# DATASET SECTION
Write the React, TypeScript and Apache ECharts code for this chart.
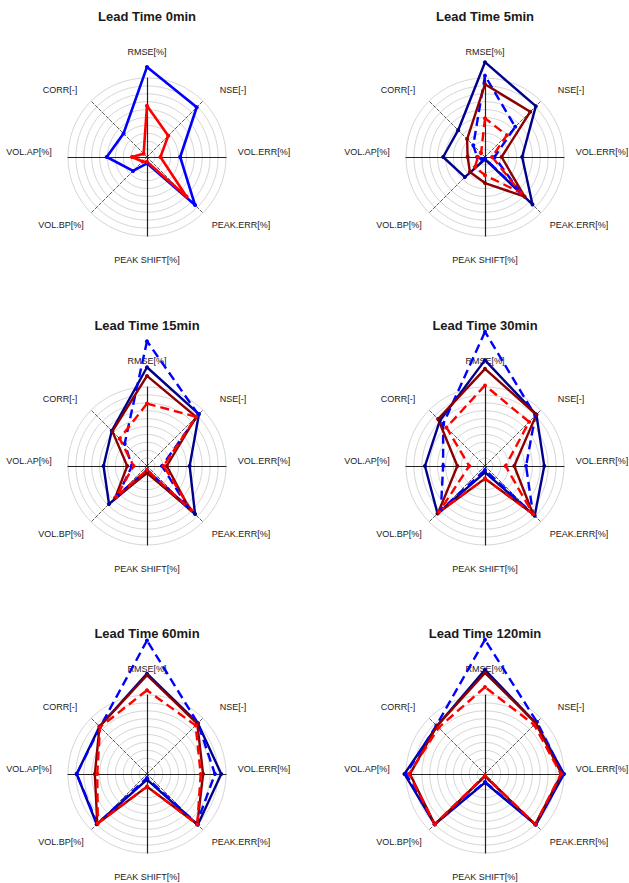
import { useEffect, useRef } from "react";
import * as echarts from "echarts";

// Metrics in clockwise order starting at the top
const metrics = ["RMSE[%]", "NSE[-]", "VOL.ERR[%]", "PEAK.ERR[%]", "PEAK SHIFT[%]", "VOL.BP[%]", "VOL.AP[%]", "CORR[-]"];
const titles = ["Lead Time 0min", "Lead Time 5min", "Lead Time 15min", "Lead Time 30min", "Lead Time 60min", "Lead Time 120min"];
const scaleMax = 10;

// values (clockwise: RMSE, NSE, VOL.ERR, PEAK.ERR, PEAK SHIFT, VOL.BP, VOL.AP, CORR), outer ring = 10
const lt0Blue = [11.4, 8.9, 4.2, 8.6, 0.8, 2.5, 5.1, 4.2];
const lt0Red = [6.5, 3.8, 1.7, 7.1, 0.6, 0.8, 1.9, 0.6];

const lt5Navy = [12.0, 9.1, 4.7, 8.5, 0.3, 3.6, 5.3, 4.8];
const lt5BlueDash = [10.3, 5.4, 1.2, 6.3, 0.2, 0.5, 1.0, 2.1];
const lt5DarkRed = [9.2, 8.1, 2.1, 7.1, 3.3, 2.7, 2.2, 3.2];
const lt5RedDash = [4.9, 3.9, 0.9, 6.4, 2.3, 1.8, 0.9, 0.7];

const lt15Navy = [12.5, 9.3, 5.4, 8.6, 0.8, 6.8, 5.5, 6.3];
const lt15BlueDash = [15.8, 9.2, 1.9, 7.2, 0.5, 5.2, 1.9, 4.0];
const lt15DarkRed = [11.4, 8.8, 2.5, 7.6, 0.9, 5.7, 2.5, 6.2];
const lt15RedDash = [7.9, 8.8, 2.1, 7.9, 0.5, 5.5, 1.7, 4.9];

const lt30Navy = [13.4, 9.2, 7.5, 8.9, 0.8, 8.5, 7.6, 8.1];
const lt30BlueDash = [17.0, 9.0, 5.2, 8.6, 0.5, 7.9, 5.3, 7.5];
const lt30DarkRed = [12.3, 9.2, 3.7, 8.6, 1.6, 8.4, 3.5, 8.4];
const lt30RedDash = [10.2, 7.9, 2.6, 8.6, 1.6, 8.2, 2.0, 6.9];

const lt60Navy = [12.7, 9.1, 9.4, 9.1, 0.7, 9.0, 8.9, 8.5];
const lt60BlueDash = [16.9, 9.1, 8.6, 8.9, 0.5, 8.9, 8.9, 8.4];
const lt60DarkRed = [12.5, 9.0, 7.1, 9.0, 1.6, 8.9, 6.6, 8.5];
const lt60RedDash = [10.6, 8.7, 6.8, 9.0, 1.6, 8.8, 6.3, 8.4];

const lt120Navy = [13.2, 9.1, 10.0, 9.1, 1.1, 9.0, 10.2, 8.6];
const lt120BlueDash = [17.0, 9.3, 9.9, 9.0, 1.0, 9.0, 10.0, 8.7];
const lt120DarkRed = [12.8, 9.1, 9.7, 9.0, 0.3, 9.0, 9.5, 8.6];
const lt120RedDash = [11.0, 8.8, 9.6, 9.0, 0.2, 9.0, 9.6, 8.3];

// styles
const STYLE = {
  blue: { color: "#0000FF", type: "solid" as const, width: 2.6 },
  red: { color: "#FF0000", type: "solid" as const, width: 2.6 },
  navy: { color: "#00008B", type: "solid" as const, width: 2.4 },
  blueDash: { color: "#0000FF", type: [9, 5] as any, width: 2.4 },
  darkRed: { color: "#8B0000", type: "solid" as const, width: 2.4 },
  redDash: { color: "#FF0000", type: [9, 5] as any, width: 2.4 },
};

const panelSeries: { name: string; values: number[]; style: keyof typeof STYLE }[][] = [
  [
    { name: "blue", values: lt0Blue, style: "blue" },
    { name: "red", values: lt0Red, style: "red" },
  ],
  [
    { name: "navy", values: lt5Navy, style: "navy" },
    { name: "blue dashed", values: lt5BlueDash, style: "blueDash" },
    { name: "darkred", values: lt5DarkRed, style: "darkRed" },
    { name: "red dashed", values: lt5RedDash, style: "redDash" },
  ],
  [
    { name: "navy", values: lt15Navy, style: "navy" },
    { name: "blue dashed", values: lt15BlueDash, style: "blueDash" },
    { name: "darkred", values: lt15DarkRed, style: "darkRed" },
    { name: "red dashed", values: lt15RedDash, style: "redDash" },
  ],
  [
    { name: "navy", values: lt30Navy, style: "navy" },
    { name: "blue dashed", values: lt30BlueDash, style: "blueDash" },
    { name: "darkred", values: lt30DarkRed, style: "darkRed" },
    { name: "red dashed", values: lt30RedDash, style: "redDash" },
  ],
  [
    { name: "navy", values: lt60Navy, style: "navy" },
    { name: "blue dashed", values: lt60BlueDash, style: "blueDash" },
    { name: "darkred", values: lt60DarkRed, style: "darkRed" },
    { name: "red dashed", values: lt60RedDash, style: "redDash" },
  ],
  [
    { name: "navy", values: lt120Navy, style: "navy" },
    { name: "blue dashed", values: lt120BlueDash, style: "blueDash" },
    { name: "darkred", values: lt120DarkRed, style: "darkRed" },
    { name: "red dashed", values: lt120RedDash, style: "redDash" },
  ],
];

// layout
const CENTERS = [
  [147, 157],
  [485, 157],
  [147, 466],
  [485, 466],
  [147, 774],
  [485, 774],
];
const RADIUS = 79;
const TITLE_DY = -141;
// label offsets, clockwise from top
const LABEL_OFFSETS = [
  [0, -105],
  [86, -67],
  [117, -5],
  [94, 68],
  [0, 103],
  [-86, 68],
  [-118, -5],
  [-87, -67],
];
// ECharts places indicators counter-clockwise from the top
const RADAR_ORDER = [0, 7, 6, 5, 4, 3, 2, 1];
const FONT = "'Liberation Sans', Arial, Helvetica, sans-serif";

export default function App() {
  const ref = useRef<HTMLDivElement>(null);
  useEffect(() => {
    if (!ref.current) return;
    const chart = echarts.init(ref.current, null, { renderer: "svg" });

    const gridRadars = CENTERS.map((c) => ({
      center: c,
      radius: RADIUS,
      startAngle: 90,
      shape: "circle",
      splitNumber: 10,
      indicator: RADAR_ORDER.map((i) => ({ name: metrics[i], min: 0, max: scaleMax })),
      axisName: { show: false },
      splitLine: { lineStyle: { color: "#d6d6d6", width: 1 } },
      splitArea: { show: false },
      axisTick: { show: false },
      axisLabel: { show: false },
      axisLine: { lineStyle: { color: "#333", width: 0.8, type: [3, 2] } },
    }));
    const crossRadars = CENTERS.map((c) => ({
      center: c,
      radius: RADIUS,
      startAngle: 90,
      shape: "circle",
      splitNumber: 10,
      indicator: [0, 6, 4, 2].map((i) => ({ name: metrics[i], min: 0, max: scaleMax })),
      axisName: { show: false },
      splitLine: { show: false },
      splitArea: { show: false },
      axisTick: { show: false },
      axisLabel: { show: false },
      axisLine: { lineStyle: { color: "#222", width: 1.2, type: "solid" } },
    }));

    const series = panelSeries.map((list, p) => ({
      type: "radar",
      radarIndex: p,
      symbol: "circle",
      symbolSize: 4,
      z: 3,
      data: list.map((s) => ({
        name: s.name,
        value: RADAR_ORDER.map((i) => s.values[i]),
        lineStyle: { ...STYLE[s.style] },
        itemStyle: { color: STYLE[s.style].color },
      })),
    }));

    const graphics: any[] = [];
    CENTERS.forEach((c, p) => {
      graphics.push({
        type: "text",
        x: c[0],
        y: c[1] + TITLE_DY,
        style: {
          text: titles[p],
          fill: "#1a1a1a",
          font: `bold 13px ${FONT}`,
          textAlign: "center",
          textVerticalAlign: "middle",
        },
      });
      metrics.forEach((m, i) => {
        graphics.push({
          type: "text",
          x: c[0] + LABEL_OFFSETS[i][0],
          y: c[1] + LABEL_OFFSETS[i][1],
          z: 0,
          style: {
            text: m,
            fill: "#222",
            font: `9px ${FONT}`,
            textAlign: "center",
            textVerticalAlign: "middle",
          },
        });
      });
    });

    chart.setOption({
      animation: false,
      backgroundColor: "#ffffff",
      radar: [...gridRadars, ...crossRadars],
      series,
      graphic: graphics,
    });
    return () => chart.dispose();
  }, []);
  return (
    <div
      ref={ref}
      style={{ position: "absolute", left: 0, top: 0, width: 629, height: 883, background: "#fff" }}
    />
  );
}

# WORK INSTRUCTIONS
Repeat only what lies between the start of the data and the end of the line containing "import * as", exactly, with pictures left out.

# TASK OUTPUT
Write the React, TypeScript and Apache ECharts code for this chart.
import { useEffect, useRef } from "react";
import * as echarts from "echarts";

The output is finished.